Infrared signals with wavelengths longer than 1.2 μm often are excluded by the selectivity of silicon-based sensors. Sensors that use electron-hole pair generation require photons to have energy greater than the 1.1-eV bandgap energy of silicon, which only corresponds to wavelengths in the visible region. Other methods require low-temperature operation.

A scanning electron microscopy image shows (from right to left) the electron reservoir, an energy barrier formed by the lower gate and a storage node, where injected electrons are read out as current. The schematics show that no electrons pass into the storage node without infrared radiation. More electrons are allowed over the energy barrier, and the detection current decreases as the wavelength of the infrared radiation decreases.


A team from NTT Corp. in Atsugi, from Shizuoka University in Hamamatsu and from Hokkaido University in Sapporo, all in Japan, has developed nanoscale silicon metal-oxide semiconductor field-effect transistors to detect infrared signals at room temperature. By exciting electrons over an electrically induced energy barrier, both the range of detectable wavelengths and the sensitivity of the device can be controlled.
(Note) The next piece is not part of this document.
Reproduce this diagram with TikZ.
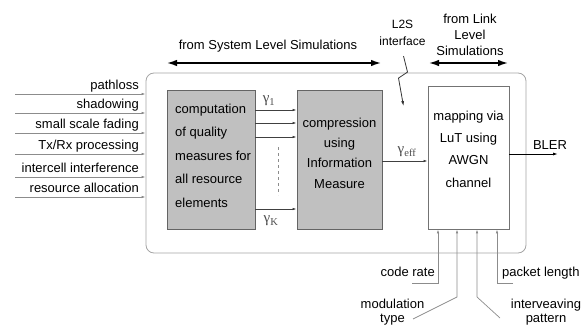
\documentclass[tikz,border=0pt]{standalone}
\usepackage{fontspec}
\setmainfont{Liberation Sans}
\newfontfamily\grkfont{Liberation Serif}
\usetikzlibrary{arrows.meta, positioning}

\definecolor{boxgray}{RGB}{192,192,192}
\definecolor{edgegray}{RGB}{100,100,100}
\definecolor{framegray}{RGB}{165,165,165}
\definecolor{feedgray}{RGB}{140,140,140}

\newcommand{\qm}[1]{{\grkfont γ\textsubscript{#1}}}

\tikzset{
  lbl/.style={inner sep=0pt, font=\fontsize{13}{16}\selectfont},
  sym/.style={inner sep=0pt, text=black!70, font=\fontsize{15}{16}\selectfont},
  block/.style={draw=edgegray, line width=0.8pt, fill=boxgray, inner sep=0pt},
  feed/.style={draw=feedgray, line width=0.7pt, -{Latex[length=4pt,width=2.5pt]}},
  fat/.style={line width=2.4pt, {Latex[length=11pt,width=6.5pt]}-{Latex[length=11pt,width=6.5pt]}},
}

\begin{document}
\begin{tikzpicture}[x=1pt, y=-1pt]
    \useasboundingbox (0,0) rectangle (586,329);
    % simulator frame
    \node[draw=framegray, line width=0.8pt, rounded corners=8pt, minimum width=380pt, minimum height=180pt] (sys) at (336,163) {};
    % blocks
    \node[block, minimum width=88pt, minimum height=139pt] (comp) at (211,159.5) {};
    \node[block, minimum width=85pt, minimum height=139pt] (cmp) at (339.5,159.5) {};
    \node[block, draw=black!55, fill=white, minimum width=81pt, minimum height=143pt] (map) at (468.5,157.5) {};
    \node[lbl, align=left, anchor=north west, font=\fontsize{13}{23.5}\selectfont] at (175,103.5)
        {computation\\of quality\\measures for\\all resource\\elements};
    \node[lbl, align=center, anchor=north, font=\fontsize{13}{20.4}\selectfont] at (cmp.north |- 0,117.5)
        {compression\\using\\Information\\Measure};
    \node[lbl, align=center, anchor=north, font=\fontsize{13}{22.4}\selectfont] at (map.north |- 0,110.5)
        {mapping via\\LuT using\\AWGN\\channel};
    % inputs from the left
    \foreach \y/\t [count=\i] in {94/pathloss, 113/shadowing, 133/small scale fading,
        154/{Tx/Rx processing}, 177/intercell interference, 197/resource allocation} {
        \coordinate (in\i) at (15,\y);
        \draw[feed] (in\i) -- (in\i -| sys.west);
        \node[lbl, anchor=base east] at (139,\y-5) {\t};
    }
    % quality measures
    \foreach \y in {110,123,137,209}
        \draw[feed, draw=black!75] (comp.east |- 0,\y) -- (cmp.west |- 0,\y);
    \draw[feedgray, dashed] (278,147) -- (278,195);
    \node[sym] at (269,101) {\qm{1}};
    \node[sym] at (271,221) {\qm{K}};
    \draw[feed, draw=black!75] (cmp.east |- 0,161) -- (map.west |- 0,161);
    \node[sym] at (407,152) {\qm{eff}};
    % output
    \coordinate (bler) at (558,154);
    \draw[line width=0.9pt, -{Latex[length=5pt,width=3pt]}] (map.east |- bler) -- (bler);
    \node[lbl, anchor=base] at (550,149) {BLER};
    % link level parameters
    \coordinate (cr) at (412,283);
    \coordinate (pl) at (513,283);
    \coordinate (mt) at (413,319);
    \coordinate (ip) at (500,318);
    \draw[feed] (cr) -| (map.south -| 438,0);
    \draw[feed] (mt) -- (457,297) -- (map.south -| 457,0);
    \draw[feed] (ip) -- (477,297) -- (map.south -| 477,0);
    \draw[feed] (pl) -| (map.south -| 497,0);
    \node[lbl, anchor=base east] at (435,276) {code rate};
    \node[lbl, anchor=base west] at (502,276) {packet length};
    \node[lbl, align=center, anchor=north, font=\fontsize{13}{14.5}\selectfont] at (392.5,298.5) {modulation\\type};
    \node[lbl, align=center, anchor=north, font=\fontsize{13}{14.5}\selectfont] at (546,298.5) {interveaving\\pattern};
    % simulation levels
    \node[lbl, anchor=base] (sls) at (268,50) {from System Level Simulations};
    \draw[fat] (166,63) -- (382,63);
    \node[lbl, align=center, anchor=north, font=\fontsize{13}{16.3}\selectfont] (lls) at (470,13.5) {from Link\\Level\\Simulations};
    \draw[fat] (428,63) -- (509,63);
    \node[lbl, align=center, anchor=north, font=\fontsize{12}{17.7}\selectfont] (l2s) at (402.5,19.5) {L2S\\interface};
    \draw[black!80, line width=0.8pt, -{Latex[length=5pt,width=3pt]}]
        (l2s.south) ++(1,10) -- ++(4,16) -- ++(-9,6) -- ++(5,28);
\end{tikzpicture}
\end{document}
The sensor works when an infrared signal excites conduction-band electrons in a 25-nm-deep electron reservoir. A silicon-on-insulator channel measuring 40 × 400 nm is placed next to the reservoir to increase the number of excited electrons. A poly-silicon lower gate then turns off the transistor and electrically forms an energy barrier, creating a storage node on the other side. Electrons with energy greater than the height of the barrier are injected into the storage node, where they are read as changes in current flowing through the transistor.

Short-wave pass filter

When the lower gate is set to its threshold voltage of –3.5 V, the injection of one electron into the storage node is read as one decreasing step in current. Higher voltages create shorter energy barriers and allow electrons with less energy — those excited by longer wavelengths — to pass into the storage node. This effectively allows the device to function as a short-wave pass filter controlled by lower gate voltage.

The upper gate voltage, on the other hand, can control the sensitivity of the device. The upper gate serves as a source for the transistor and can control the number of detected electrons; a higher voltage increases the electron density in the electron reservoir and, thus, the number of excited electrons, regardless of the lower gate voltage.

Because a detected infrared signal can be stored and later read out nondestructively, the researchers note the potential of the device in large-scale silicon integrations or as part of an array. Adjusting the device to pick up desired wavelengths will prove useful in material analysis and in remote and thermal sensing applications.

Applied Physics Letters, May 28, 2007, 223108.